In 1865, the Union Pacific Railroad began laying track, progressing about one mile per day westward. Chinese workers, employed by the Central Pacific in California, provided the labor to push through the mountains. When the two lines were joined in 1869, the Golden Spike was driven at Promontory Point, Utah, completing the Transcontinental Railroad. In 1870, the Union Pacific in Wyoming hired Chinese laborers for $32.50 a month rather than pay $52.00 a month to whites. This kind of treatment caused white laborers in the West to feel that Chinese immigrants were competing unfairly for jobs, which not surprisingly led to years of violent conflict and labor unrest . 

In October of 1871, a mob of more than 500 whites besieged Los Angeles' Chinatown main thoroughfare — known as Calle de los Negros, which roughly translated meant “nigger alley,” to attack Chinese-American residents of the city. Every Chinese-occupied building on the street was ransacked and Chinese residents were attacked or robbed. More than 20 were killed, at a time when Los Angeles only had 200 Chinese residents.

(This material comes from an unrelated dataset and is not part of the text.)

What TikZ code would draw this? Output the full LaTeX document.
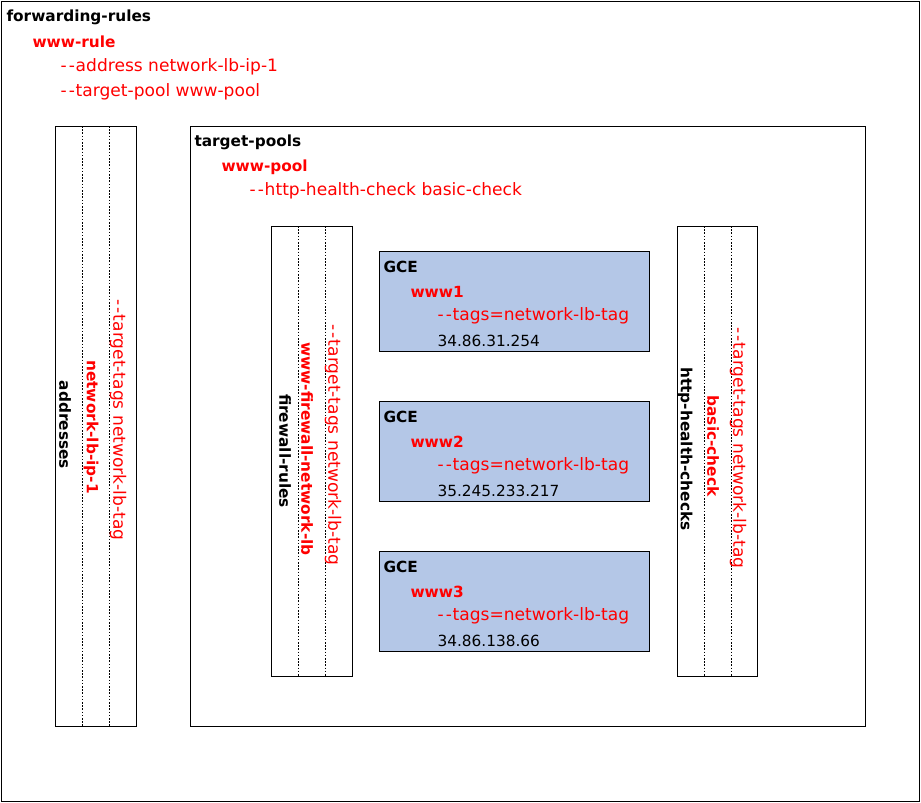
\documentclass[tikz,border=0pt]{standalone}
\usepackage{fontspec}
\setmainfont{DejaVu Sans}
\usetikzlibrary{calc}
\newcommand{\dd}{-\kern1.6pt-\kern0.6pt}

\begin{document}
\begin{tikzpicture}[x=0.75pt,y=-0.75pt,line width=0.75pt,
  every node/.style={inner sep=0pt,anchor=west,font=\fontsize{11.5}{14}\selectfont},
  hd/.style={font=\fontsize{11.5}{14}\selectfont\bfseries},
  nm/.style={hd,text=red},
  opt/.style={text=red,font=\fontsize{12.8}{14}\selectfont},
  vt/.style={rotate=-90,anchor=center},
  sep/.style={dash pattern=on 1.2pt off 1.2pt}]
  \useasboundingbox (0,0) rectangle (921,803);
  % outer frame
  \draw (1,1) rectangle (919,801);
  \path (6,17) node[hd] (fwd) {forwarding-rules}
  (32,42) node[nm] (rule) {www-rule}
  (60,67) node[opt] (ruleaddr) {\dd address network-lb-ip-1}
  (60,92) node[opt] (rulepool) {\dd target-pool www-pool};
  % addresses column
  \draw (55,126) rectangle (136,726);
  \draw[sep] (82,126) -- (82,726) (109,126) -- (109,726);
  \path (65,425) node[hd,vt] (addr) {addresses}
  (91,427) node[nm,vt] (addrip) {network-lb-ip-1}
  (118,420) node[opt,vt] (addrtag) {\dd target-tags network-lb-tag};
  % target pools
  \draw (190,126) rectangle (865,726);
  \path (194,142) node[hd] (tp) {target-pools}
  (221,167) node[nm] (pool) {www-pool}
  (249,191) node[opt] (poolhc) {\dd http-health-check basic-check};
  % firewall-rules column
  \draw (271,226) rectangle (352,676);
  \draw[sep] (298,226) -- (298,676) (325,226) -- (325,676);
  \path (285,451) node[hd,vt] (fw) {firewall-rules}
  (307,449) node[nm,vt] (fwrule) {www-firewall-network-lb}
  (333,445) node[opt,vt] (fwtag) {\dd target-tags network-lb-tag};
  % GCE instances
  \draw[fill={rgb,255:red,180;green,199;blue,231}] (379,251) rectangle (649,351)
  (379,401) rectangle (649,501) (379,551) rectangle (649,651);
  \path (383,267) node[hd] (gce1) {GCE}
  (410,292) node[nm] (www1) {www1}
  (437,316) node[opt] (tag1) {\dd tags=network-lb-tag}
  (437,341) node (ip1) {34.86.31.254};
  \path (383,417) node[hd] (gce2) {GCE}
  (410,442) node[nm] (www2) {www2}
  (437,466) node[opt] (tag2) {\dd tags=network-lb-tag}
  (437,491) node (ip2) {35.245.233.217};
  \path (383,567) node[hd] (gce3) {GCE}
  (410,592) node[nm] (www3) {www3}
  (437,616) node[opt] (tag3) {\dd tags=network-lb-tag}
  (437,641) node (ip3) {34.86.138.66};
  % health checks column
  \draw (677,226) rectangle (757,676);
  \draw[sep] (704,226) -- (704,676) (731,226) -- (731,676);
  \path (685,449) node[hd,vt] (hc) {http-health-checks}
  (713,446) node[nm,vt] (hcbasic) {basic-check}
  (738,448) node[opt,vt] (hctag) {\dd target-tags network-lb-tag};
\end{tikzpicture}
\end{document}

A Senate commission met with Red Cloud and other Lakota chiefs in 1875 to negotiate legal access to the Black Hills of the Dakotas for miners involved in the gold rush; an offer was put on the table to buy the land for $6 million. The Lakota, however, had no desire to alter the terms of the 1868 Fort Laramie Treaty, and when they declared that they would protect their lands from intruders, the Lakota War broke out. The following year, when the government ordered the Lakota chiefs to report to their reservations by January 31, Sitting Bull, Crazy Horse and others refused. The army then tried to drive Sitting Bull and the other chiefs onto the reservation through a combined assault, but on June 17, Crazy Horse and 500 warriors surprised U.S. troops on the Rosebud River, forcing them to retreat. When George Armstrong Custer discovered Sitting Bull's encampment on the Little Bighorn River on June 25th, he charged the village, only to discover that he was outnumbered four-to-one. The Lakota warriors overwhelmed his troops, killing them all, in the battle that came to be known as Custer's Last Stand. When the news of the massacre emerged, a shocked nation flooded the region with troops, forcing the Lakota to surrender. Only Sitting Bull escaped capture, leading a group of warriors to the safety of Canada.

In 1878, a group of Northern Cheyenne escaped from their reservation in Oklahoma, trying to reach their lands in the Montana territory.

Bowing to public pressure, the U.S. government opened land promised to American Indian tribes to white settlers in the first Oklahoma "land rush" in 1889. The tribes received about $4 million for 1.92 million acres.